Well of course injuries increased as previously them people would have died so would not have added to that particular statistic.
If you atempt to unpack the statistics you find all kinds of factors involved, like:
*an improved ability to diagnose concussion
*the fact that people who ride in dangerous situations are more likely to wear helmets and have accidents
*and as you say, because they wore helmets, more people are surviving accidents that without a helmet would have caused a fatal skull fracture, etc.

The interesting thing is that, especially in countries where helmet use for cyclists was made compulsory, the expected reduction in brain injury has not occurred.
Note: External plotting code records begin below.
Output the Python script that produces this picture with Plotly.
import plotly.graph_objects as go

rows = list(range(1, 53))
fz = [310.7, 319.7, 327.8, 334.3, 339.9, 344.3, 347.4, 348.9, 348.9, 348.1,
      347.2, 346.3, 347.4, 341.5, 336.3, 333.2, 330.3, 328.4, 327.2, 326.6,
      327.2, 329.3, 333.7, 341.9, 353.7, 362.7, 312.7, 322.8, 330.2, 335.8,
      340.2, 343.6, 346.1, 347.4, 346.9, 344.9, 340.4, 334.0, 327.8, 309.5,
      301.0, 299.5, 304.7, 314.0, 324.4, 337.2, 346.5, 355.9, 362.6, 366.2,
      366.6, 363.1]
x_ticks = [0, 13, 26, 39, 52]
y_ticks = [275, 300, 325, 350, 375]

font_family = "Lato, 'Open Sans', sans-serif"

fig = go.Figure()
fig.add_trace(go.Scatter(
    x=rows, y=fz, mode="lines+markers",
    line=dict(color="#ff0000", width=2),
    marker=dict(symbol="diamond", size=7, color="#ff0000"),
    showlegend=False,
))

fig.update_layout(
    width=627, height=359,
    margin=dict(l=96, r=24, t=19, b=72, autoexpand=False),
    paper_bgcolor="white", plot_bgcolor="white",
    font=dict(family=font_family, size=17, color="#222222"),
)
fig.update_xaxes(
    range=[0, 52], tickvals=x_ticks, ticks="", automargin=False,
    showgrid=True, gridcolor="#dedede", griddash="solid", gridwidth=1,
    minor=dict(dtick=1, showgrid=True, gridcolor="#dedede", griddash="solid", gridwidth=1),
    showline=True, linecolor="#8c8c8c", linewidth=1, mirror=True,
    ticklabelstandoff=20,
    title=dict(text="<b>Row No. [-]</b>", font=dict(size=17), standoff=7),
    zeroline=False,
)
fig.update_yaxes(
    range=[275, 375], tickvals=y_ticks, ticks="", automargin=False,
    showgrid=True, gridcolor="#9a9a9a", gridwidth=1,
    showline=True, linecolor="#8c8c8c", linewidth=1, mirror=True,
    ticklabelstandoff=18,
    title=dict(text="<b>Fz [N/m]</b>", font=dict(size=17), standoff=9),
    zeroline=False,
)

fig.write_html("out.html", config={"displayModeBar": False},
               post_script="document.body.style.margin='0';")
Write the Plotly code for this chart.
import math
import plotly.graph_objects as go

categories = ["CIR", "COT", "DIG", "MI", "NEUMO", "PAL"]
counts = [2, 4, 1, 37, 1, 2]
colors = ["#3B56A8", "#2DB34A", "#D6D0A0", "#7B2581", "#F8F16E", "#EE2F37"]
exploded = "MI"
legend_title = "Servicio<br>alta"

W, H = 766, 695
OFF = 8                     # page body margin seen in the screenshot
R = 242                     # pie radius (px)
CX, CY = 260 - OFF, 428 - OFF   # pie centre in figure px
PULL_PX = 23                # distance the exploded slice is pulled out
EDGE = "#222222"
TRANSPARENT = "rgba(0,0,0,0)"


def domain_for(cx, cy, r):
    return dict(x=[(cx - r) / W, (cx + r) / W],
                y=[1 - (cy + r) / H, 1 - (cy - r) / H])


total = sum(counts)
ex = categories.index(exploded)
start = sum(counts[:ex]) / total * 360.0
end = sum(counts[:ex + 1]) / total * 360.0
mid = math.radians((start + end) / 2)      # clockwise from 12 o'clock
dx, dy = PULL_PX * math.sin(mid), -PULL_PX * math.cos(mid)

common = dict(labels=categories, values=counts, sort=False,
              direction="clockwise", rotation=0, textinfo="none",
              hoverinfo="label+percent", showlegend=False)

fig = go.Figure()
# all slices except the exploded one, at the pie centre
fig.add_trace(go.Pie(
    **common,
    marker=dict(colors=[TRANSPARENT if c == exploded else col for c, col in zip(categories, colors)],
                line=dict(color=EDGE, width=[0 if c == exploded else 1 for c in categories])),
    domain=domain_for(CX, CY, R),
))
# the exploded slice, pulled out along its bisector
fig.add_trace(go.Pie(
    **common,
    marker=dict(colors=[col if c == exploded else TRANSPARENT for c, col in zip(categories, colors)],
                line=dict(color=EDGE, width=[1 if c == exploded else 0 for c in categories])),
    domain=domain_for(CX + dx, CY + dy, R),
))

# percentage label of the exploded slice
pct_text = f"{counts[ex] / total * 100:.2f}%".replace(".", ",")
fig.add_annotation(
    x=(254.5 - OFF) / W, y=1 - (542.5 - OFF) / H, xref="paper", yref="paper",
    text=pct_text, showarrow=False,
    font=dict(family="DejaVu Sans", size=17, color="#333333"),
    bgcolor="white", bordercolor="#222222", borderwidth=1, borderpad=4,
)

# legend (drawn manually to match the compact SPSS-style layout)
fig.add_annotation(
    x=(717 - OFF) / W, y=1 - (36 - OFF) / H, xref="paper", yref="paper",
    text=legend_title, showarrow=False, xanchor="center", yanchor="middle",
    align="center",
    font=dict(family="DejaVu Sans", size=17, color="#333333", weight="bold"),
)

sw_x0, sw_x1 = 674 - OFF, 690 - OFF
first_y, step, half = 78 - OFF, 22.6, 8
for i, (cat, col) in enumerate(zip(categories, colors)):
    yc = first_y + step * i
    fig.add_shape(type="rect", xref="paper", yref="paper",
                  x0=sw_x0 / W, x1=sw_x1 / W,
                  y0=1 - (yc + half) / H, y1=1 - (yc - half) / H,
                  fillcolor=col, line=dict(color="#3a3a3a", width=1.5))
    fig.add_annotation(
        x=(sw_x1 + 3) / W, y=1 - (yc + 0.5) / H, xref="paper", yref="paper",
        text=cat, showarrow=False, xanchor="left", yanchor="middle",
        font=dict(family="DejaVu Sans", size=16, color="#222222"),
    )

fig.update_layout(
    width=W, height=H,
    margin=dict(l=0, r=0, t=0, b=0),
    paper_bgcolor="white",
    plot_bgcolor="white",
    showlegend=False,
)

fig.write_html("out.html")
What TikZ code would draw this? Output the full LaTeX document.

Though at same time the incidence of skull fracture has noticeably reduced.
 
Re: Re:

GrahamJohnWallace":2dcqek1e said:
In a way you are right in that helmet manufacturers never say what their products protect us from in case that leaves them open to litigation in the event of an accident. All they say is that their products meet the safety standards. Standards that do not test the ability of a helmet to protect against violent rotations of the head.

Does the technology exist to prevent concussion caused by sudden rotation?

The Swedes have developed their MIPS (Multi-Directional Impact ­Protection System) where the helmet contains a ­low-friction slip plate between the head and the foam liner. On impact, this allows the helmet to rotate independent of the MIPS liner, absorbing some rotational acceleration.

However this has not been independently tested and I am frankly skeptical that such a system will do little more in reducing the friction than putting Brylcreem on your hair. And it only allows for about 15mm of rotation before the mechanism and chin strap stops it from moving further.

As most of the bicycle helmet industry doesn't openly acknowledge the the problem exists, it is unlikely that they have spent much time and money in searching for solutions.

People that buy cycle helmets must do so because they believe they protect against something. Unless that is they are buying them as a fashion statement or simply to look the part. And I think therefore that it is only right that helmets should protect the brain adequately as well as the skull.

From my perspective, my helmet once came between me and slamming the left-hand side of my head into a nice chunk of jagged limestone. That side of the helmet was ripped to shreds and had a huge crack down the middle. I cycled home that day. I suspect I wouldn't have done without it. For me that was job done, and reassured my helmet was more than a fashion statement.

I just think we have to be careful that false expectations aren't being set. For example, builder's helmets are designed to protect from falling stuff, not to protect your head if you fall.

Perhaps we simply expect too much from helmets to reduce concussion?

If it could be shown that helmets in similar sports eg motorcycling were better at protection from concussion - then I think there would be a case for criticising and lobbying for cycle helmets to offer similar protection.

And if the technology to reduce concussion ever became available, then we should definitely have it in cycling helmets - if viable.